Given task: Write out the data below exactly as given, without any of its pictures.

— begin Provided data —

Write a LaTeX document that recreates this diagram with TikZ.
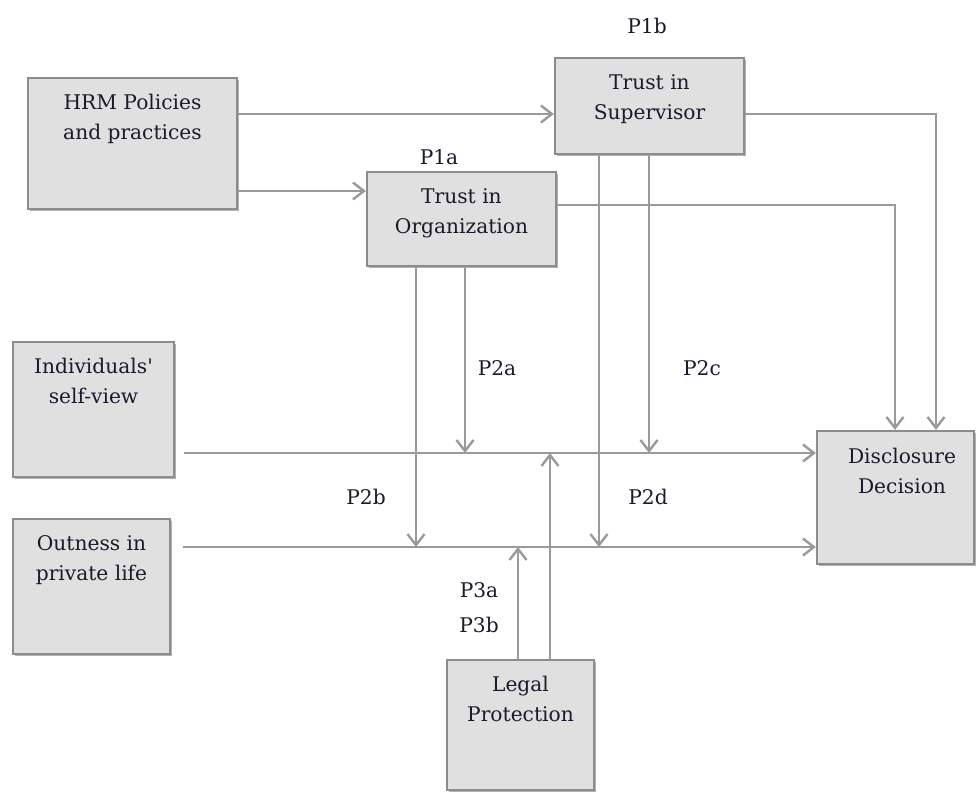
\documentclass[tikz,border=0pt]{standalone}
\usepackage{fontspec}
\setmainfont{DejaVu Serif}
\usetikzlibrary{arrows.meta,fit,shadows}
\definecolor{boxfill}{HTML}{E0E0E0}
\definecolor{boxline}{HTML}{8C8C8C}
\definecolor{conn}{HTML}{9A9A9A}
\definecolor{ink}{HTML}{1A1A2A}
\begin{document}
\begin{tikzpicture}[x=0.5pt,y=-0.5pt,
 box/.style={draw=boxline, line width=1.1pt, fill=boxfill, inner sep=0pt,
   drop shadow={shadow xshift=1pt, shadow yshift=-1pt, fill=black, opacity=0.3}},
 btext/.style={anchor=north, inner sep=0pt, align=center, font=\fontsize{10.1}{15}\selectfont, text=ink},
 lab/.style={inner sep=0pt, font=\fontsize{10.1}{15}\selectfont, text=ink},
 arr/.style={draw=conn, line width=1.2pt, -{Straight Barb[length=5.5pt,width=8.5pt]}}]
\fill[white] (0,0) rectangle (976,794);
\useasboundingbox (0,0) rectangle (976,794);
% boxes
\node[box, fit={(28,78)(237,209)}] (hrm) {};
\node[box, fit={(555,58)(744,154)}] (sup) {};
\node[box, fit={(367,172)(556,266)}] (org) {};
\node[box, fit={(13,342)(174,477)}] (ind) {};
\node[box, fit={(13,519)(170,654)}] (out) {};
\node[box, fit={(817,431)(974,564)}] (dis) {};
\node[box, fit={(447,660)(594,790)}] (leg) {};
% box texts
\node[btext] (hrmT) at ([yshift=-8.5pt]hrm.north) {HRM Policies\\and practices};
\node[btext] (supT) at ([yshift=-8.5pt]sup.north) {Trust in\\Supervisor};
\node[btext] (orgT) at ([yshift=-8.5pt]org.north) {Trust in\\Organization};
\node[btext] (indT) at ([yshift=-8.5pt]ind.north) {Individuals\textquotesingle\\self-view};
\node[btext] (outT) at ([yshift=-8.5pt]out.north) {Outness in\\private life};
\node[btext] (disT) at (902,448) {Disclosure\\Decision};
\node[btext] (legT) at ([yshift=-8.5pt]leg.north) {Legal\\Protection};
% helper coordinates
\coordinate (y1) at (0,114);
\coordinate (y2) at (0,191);
\coordinate (y3) at (0,205);
\coordinate (lA) at (0,453);
\coordinate (lB) at (0,547);
\coordinate (xs) at (936,0);
\coordinate (xo) at (895,0);
\coordinate (p2a) at (465,453);
\coordinate (p2b) at (416,547);
\coordinate (p2c) at (649,453);
\coordinate (p2d) at (599,547);
\coordinate (p3a) at (518,547);
\coordinate (p3b) at (550,453);
% connectors
\draw[arr] (hrm.east |- y1) -- (sup.west |- y1);
\draw[arr] (hrm.east |- y2) -- (org.west |- y2);
\draw[arr] (sup.east |- y1) -| (dis.north -| xs);
\draw[arr] (org.east |- y3) -| (dis.north -| xo);
\draw[arr] ([xshift=4.5pt]ind.east |- lA) -- (dis.west |- lA);
\draw[arr] ([xshift=6pt]out.east |- lB) -- (dis.west |- lB);
\draw[arr] (org.south -| p2a) -- (p2a);
\draw[arr] (org.south -| p2b) -- (p2b);
\draw[arr] (sup.south -| p2c) -- (p2c);
\draw[arr] (sup.south -| p2d) -- (p2d);
\draw[arr] (leg.north -| p3a) -- (p3a);
\draw[arr] (leg.north -| p3b) -- (p3b);
% labels
\node[lab] (l1b) at (647,26) {P1b};
\node[lab] (l1a) at (439,157) {P1a};
\node[lab] (l2a) at (497,368) {P2a};
\node[lab] (l2c) at (702,368) {P2c};
\node[lab] (l2b) at (366,497) {P2b};
\node[lab] (l2d) at (648,497) {P2d};
\node[lab] (l3a) at (479,590) {P3a};
\node[lab] (l3b) at (479,625) {P3b};
\end{tikzpicture}
\end{document}
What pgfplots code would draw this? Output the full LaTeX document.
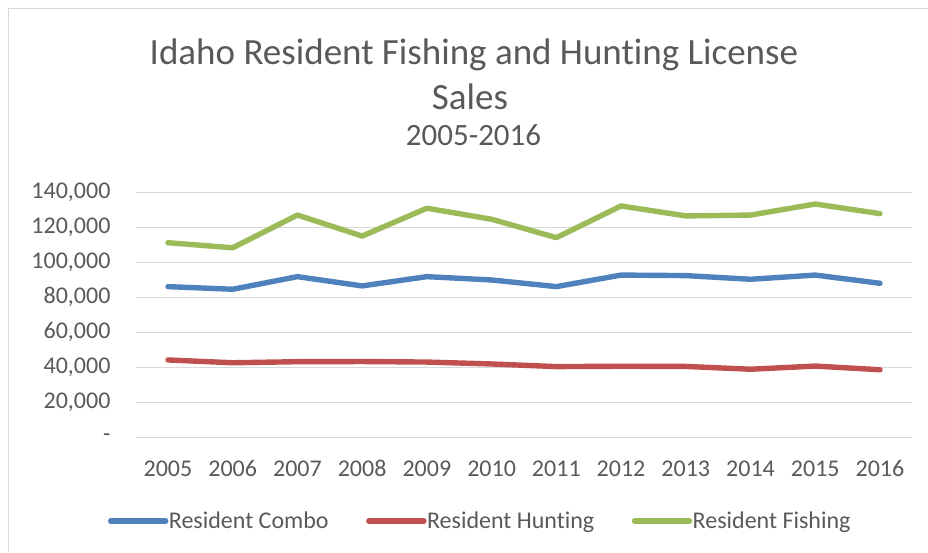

— end Provided data —

Response to the task:
Write a LaTeX document that recreates this diagram with TikZ.
\documentclass[tikz,border=0pt]{standalone}
\usepackage{fontspec}
\setmainfont{DejaVu Serif}
\usetikzlibrary{arrows.meta,fit,shadows}
\definecolor{boxfill}{HTML}{E0E0E0}
\definecolor{boxline}{HTML}{8C8C8C}
\definecolor{conn}{HTML}{9A9A9A}
\definecolor{ink}{HTML}{1A1A2A}
\begin{document}
\begin{tikzpicture}[x=0.5pt,y=-0.5pt,
 box/.style={draw=boxline, line width=1.1pt, fill=boxfill, inner sep=0pt,
   drop shadow={shadow xshift=1pt, shadow yshift=-1pt, fill=black, opacity=0.3}},
 btext/.style={anchor=north, inner sep=0pt, align=center, font=\fontsize{10.1}{15}\selectfont, text=ink},
 lab/.style={inner sep=0pt, font=\fontsize{10.1}{15}\selectfont, text=ink},
 arr/.style={draw=conn, line width=1.2pt, -{Straight Barb[length=5.5pt,width=8.5pt]}}]
\fill[white] (0,0) rectangle (976,794);
\useasboundingbox (0,0) rectangle (976,794);
% boxes
\node[box, fit={(28,78)(237,209)}] (hrm) {};
\node[box, fit={(555,58)(744,154)}] (sup) {};
\node[box, fit={(367,172)(556,266)}] (org) {};
\node[box, fit={(13,342)(174,477)}] (ind) {};
\node[box, fit={(13,519)(170,654)}] (out) {};
\node[box, fit={(817,431)(974,564)}] (dis) {};
\node[box, fit={(447,660)(594,790)}] (leg) {};
% box texts
\node[btext] (hrmT) at ([yshift=-8.5pt]hrm.north) {HRM Policies\\and practices};
\node[btext] (supT) at ([yshift=-8.5pt]sup.north) {Trust in\\Supervisor};
\node[btext] (orgT) at ([yshift=-8.5pt]org.north) {Trust in\\Organization};
\node[btext] (indT) at ([yshift=-8.5pt]ind.north) {Individuals\textquotesingle\\self-view};
\node[btext] (outT) at ([yshift=-8.5pt]out.north) {Outness in\\private life};
\node[btext] (disT) at (902,448) {Disclosure\\Decision};
\node[btext] (legT) at ([yshift=-8.5pt]leg.north) {Legal\\Protection};
% helper coordinates
\coordinate (y1) at (0,114);
\coordinate (y2) at (0,191);
\coordinate (y3) at (0,205);
\coordinate (lA) at (0,453);
\coordinate (lB) at (0,547);
\coordinate (xs) at (936,0);
\coordinate (xo) at (895,0);
\coordinate (p2a) at (465,453);
\coordinate (p2b) at (416,547);
\coordinate (p2c) at (649,453);
\coordinate (p2d) at (599,547);
\coordinate (p3a) at (518,547);
\coordinate (p3b) at (550,453);
% connectors
\draw[arr] (hrm.east |- y1) -- (sup.west |- y1);
\draw[arr] (hrm.east |- y2) -- (org.west |- y2);
\draw[arr] (sup.east |- y1) -| (dis.north -| xs);
\draw[arr] (org.east |- y3) -| (dis.north -| xo);
\draw[arr] ([xshift=4.5pt]ind.east |- lA) -- (dis.west |- lA);
\draw[arr] ([xshift=6pt]out.east |- lB) -- (dis.west |- lB);
\draw[arr] (org.south -| p2a) -- (p2a);
\draw[arr] (org.south -| p2b) -- (p2b);
\draw[arr] (sup.south -| p2c) -- (p2c);
\draw[arr] (sup.south -| p2d) -- (p2d);
\draw[arr] (leg.north -| p3a) -- (p3a);
\draw[arr] (leg.north -| p3b) -- (p3b);
% labels
\node[lab] (l1b) at (647,26) {P1b};
\node[lab] (l1a) at (439,157) {P1a};
\node[lab] (l2a) at (497,368) {P2a};
\node[lab] (l2c) at (702,368) {P2c};
\node[lab] (l2b) at (366,497) {P2b};
\node[lab] (l2d) at (648,497) {P2d};
\node[lab] (l3a) at (479,590) {P3a};
\node[lab] (l3b) at (479,625) {P3b};
\end{tikzpicture}
\end{document}
What pgfplots code would draw this? Output the full LaTeX document.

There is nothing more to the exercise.